Right now, they push out weekly sprints, heavy on reporting and visualization:
You're handing off all this stuff back and forth: QA to dev, job developer to a UX developer, all that kind of stuff. If you have a small team, a scrum team of generalists and they're good, man they can just move so quickly.
It took a few rejected applicants before HR got the hiring process down. Now they qualify "social developers" that fit Flowers' approach:
That's a big reason I hire social developers, because I want to be able to send any of them over to talk to a business user, and figure out a problem.
Flowers' team doesn't wait for the business to call with a requirement:
We do much more of, "We're gonna come to you. We're gonna help you define your process and implement that in a tool that works." We look at ourselves like consultants, in a way, but more like partners.
So how does cloud ERP fit in? Flowers talked about moving from static reports to open API calls:
Let's use Washington for an example, because they're pretty mature in this space: They have a compliance API, so every time there's a sale or movement of cannabis product, it has to be reported to them, essentially in real time. So we have to hit this API. We're going to use Acumatica's APIs [to do that reporting].
The wrap - uncharted ERP waters ahead
Flowers has a laundry list of ambitious projects on deck. He told me it's too early in his tenure to measure Acumatica's ROI, but he has every intention of getting those numbers - "measure everything" is part of his DevOps mantra. We talked about avoiding those $200,000 recalls, and how you might set up a metric to include risk management - not an easy task.
Flowers is actually considering moving Acumatica onto his company's own AWS instance. It might seem odd to move from public cloud to private, but for Flowers, it's about getting as much visibility and control as possible. That's the DevOps-and-ERP mindset. For the e-commerce push, the ability to manage spikes in demand internally is a plus:
I would just like the capability to ask my developers, "Can you look into that? See what's going on." We don't have the visibility in a SaaS platform.
On the panel, Flowers talked about the accessibility of Acumatica CEO Jon Roskill:
For me to have someone like Jon sitting there, who I can actually pitch ideas to and we can talk about it and say, "Hey, do you want a stand-up, say a cannabis-flavored version of Acumatica and Magento? Would you be interested in co-developing that with me?" I have that venue to have those ideas.
Acumatica pushes cloud ERP updates bi-weekly, but Flowers is dreaming about daily:
If I could somehow bring continuous deployment to ERP, I would. I'm not sure how to do it. I want to talk to Jon about how to do that. A daily ERP release? I've never heard of it being done. It might just be stupid, but that's the kind of thing I like to explore.

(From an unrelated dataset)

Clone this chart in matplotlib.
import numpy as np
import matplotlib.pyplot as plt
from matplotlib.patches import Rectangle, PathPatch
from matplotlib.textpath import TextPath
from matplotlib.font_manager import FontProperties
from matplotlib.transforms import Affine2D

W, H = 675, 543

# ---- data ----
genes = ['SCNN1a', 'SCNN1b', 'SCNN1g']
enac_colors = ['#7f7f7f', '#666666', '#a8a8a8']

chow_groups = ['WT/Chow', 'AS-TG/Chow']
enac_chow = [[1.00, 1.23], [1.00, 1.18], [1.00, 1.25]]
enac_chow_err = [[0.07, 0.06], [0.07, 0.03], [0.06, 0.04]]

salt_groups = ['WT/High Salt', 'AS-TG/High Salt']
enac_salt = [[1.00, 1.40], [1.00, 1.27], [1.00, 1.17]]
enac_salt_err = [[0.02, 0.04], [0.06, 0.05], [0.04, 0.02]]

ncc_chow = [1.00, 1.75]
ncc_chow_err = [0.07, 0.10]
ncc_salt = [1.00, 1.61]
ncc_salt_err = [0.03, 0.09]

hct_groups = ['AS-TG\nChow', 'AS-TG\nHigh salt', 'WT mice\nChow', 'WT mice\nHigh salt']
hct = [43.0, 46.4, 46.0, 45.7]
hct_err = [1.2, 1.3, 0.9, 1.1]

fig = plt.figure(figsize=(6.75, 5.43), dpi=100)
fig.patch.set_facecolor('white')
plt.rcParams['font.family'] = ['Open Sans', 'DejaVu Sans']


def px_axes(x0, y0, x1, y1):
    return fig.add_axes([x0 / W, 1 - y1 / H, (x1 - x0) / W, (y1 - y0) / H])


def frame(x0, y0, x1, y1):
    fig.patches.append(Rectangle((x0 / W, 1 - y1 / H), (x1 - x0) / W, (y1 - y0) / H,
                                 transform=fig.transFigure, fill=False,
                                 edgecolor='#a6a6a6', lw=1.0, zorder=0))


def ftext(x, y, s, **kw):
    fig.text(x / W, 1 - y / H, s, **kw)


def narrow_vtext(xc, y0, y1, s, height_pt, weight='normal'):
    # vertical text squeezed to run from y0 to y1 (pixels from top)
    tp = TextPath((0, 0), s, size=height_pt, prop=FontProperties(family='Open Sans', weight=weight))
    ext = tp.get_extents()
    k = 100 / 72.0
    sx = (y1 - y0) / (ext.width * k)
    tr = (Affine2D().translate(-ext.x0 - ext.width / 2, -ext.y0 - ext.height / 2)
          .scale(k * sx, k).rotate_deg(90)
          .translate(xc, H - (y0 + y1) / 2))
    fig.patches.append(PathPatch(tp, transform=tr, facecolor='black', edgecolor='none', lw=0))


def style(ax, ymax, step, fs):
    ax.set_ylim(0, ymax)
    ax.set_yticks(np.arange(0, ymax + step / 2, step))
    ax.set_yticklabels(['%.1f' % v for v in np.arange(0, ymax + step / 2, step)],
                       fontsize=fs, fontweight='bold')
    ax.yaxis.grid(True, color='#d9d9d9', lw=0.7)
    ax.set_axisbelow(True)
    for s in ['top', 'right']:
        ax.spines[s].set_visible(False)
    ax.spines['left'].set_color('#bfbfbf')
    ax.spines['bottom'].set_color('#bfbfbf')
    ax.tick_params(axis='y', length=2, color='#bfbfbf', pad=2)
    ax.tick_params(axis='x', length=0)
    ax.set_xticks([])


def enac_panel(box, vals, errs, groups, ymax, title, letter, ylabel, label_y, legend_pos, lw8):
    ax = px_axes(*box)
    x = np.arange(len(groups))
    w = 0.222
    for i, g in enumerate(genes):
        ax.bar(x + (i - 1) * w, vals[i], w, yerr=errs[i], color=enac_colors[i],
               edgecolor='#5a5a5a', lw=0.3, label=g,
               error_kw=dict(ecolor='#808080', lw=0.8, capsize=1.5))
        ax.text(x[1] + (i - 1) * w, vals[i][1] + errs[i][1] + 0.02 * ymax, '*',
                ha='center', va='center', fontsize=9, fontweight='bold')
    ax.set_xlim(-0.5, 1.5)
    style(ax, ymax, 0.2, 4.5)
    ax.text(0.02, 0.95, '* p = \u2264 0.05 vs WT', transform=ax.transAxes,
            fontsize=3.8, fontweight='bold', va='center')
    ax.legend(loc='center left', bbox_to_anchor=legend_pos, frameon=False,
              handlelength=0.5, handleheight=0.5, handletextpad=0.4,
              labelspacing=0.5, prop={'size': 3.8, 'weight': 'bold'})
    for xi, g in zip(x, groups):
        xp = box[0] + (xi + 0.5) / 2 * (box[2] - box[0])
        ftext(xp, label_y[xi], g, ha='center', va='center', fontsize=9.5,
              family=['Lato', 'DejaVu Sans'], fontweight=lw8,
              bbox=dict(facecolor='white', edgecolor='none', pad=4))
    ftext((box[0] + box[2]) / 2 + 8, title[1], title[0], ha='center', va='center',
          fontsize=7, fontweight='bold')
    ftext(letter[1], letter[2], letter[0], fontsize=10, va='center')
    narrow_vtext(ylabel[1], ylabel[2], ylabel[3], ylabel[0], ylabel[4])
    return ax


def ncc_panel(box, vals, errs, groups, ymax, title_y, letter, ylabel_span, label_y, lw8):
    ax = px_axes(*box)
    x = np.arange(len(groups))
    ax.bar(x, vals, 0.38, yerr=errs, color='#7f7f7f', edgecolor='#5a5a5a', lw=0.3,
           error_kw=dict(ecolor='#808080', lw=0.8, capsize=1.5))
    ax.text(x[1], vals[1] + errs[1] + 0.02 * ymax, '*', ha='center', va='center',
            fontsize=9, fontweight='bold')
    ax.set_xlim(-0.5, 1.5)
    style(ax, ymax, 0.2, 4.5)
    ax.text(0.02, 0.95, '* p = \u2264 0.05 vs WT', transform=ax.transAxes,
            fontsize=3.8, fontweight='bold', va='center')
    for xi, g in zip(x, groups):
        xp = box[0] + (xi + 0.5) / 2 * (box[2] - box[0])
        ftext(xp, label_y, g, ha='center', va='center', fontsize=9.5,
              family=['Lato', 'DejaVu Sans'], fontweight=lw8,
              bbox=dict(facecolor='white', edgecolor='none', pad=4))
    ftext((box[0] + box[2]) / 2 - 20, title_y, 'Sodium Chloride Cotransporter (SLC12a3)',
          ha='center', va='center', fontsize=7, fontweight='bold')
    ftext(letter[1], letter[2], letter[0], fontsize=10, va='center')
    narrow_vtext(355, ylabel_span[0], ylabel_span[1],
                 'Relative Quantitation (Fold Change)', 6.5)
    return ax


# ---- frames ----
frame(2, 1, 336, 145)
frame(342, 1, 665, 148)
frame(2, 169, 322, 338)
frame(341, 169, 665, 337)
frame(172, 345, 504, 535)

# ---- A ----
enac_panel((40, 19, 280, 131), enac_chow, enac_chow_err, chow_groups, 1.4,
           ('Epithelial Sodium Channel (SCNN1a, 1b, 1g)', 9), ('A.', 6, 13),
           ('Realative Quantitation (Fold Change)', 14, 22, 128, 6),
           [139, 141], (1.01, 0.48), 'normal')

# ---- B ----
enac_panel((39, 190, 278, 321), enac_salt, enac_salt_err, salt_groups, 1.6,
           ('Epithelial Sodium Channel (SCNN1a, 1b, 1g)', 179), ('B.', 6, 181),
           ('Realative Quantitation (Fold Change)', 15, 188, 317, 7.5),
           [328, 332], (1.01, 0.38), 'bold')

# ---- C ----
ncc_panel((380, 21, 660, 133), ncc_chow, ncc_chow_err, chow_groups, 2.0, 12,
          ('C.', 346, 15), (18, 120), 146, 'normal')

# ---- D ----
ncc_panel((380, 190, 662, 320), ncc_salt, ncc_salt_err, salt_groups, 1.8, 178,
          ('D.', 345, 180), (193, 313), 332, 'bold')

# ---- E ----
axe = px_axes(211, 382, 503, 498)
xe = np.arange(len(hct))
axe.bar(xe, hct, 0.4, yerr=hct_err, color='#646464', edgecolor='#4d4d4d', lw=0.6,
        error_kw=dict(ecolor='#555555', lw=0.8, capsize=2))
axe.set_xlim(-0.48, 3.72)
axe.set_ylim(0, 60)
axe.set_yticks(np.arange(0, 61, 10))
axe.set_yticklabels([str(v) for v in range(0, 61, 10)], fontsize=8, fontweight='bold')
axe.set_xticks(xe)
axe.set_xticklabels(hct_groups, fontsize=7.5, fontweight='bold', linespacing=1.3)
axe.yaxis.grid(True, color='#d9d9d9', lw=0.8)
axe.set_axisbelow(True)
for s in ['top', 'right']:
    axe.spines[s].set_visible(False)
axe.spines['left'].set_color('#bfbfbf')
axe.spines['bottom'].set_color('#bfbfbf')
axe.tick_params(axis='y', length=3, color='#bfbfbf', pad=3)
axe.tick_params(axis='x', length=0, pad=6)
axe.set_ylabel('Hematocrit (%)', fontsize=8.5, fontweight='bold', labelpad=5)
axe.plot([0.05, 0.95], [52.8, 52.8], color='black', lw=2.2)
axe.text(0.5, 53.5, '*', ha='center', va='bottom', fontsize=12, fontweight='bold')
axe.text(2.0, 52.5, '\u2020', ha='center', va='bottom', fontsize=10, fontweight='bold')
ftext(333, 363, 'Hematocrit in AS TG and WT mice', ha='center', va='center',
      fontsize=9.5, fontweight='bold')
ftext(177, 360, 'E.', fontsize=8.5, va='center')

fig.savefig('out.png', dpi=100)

Spoken like a true DevOps enthusiast.
End note: I wrote up this interview because the lessons are instructive across industries. I don't partake in cannabis or alcohol, but I don't believe in the criminalization of such users. Medical cannabis is promising for chronic pain, but I do not personally endorse the consumption of drugs for recreational use. I derive inspiration from the punk straight edge movement, though I have no plans to get a tattoo.